南木佳士さん著『ダイヤモンドダスト』を読んで

最近友人の紹介でこの本を読みましたが、久しぶりにどこか自分の感覚に合った作家にあえた感じがしました。南木さんは医者という仕事を通じて小説をかかれています。そしてその作品の多くが自らかかわった患者さん、「逝く人々」を描いています。私は南木さんの小説を読みながら、自分の入院生活を思い出しました。入院生活もそろそろ終わるという頃、私のストレスは絶頂にさしかかっていました。ちょうどその時、同じ部屋にはなぜか(私は整形外科にかかっているのに)がんの患者さんと、糖尿病の発覚が遅れて両足の指を切断する手術をするという方がいて病室は重苦しい雰囲気だったのですが、私はそういった方々に関心を寄せる余裕などまったくありませんでした。
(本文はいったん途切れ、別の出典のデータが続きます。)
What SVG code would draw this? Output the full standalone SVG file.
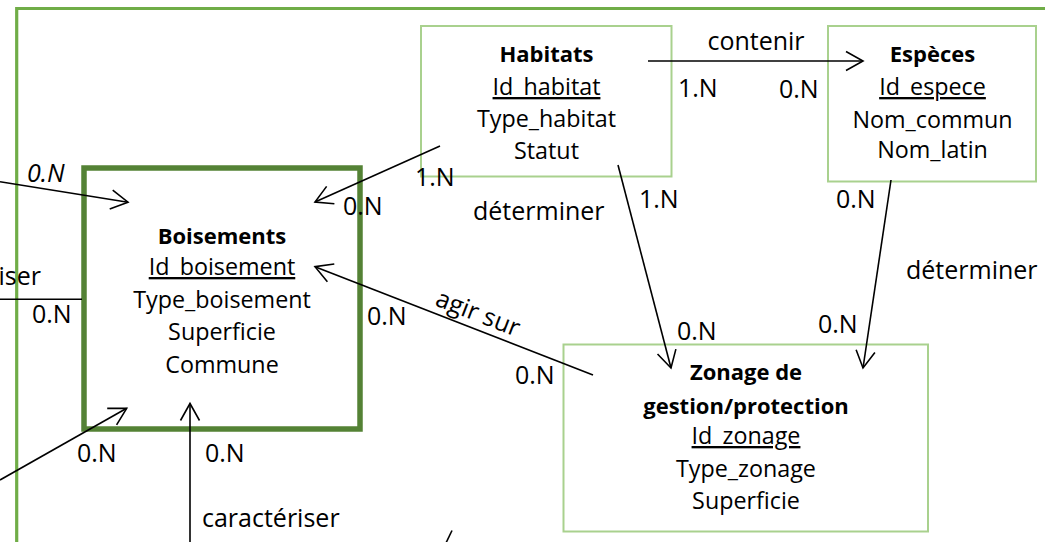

南木さんは末期癌患者300人近くの死を看取り、ご自分の精神状態が悪化するということになったわけです。小説を読んでいると南木さんの患者さんに対するやさしさや、繊細でどこか弱々しいところやたよりなさを感じました。その弱々しさは私自身にも通じるところがありそうだと思ってしまうのですが、300人の死を看取るエネルギーはとうてい私にはないと思いました。これから少しずつその他の作品も読んでみるつもりです。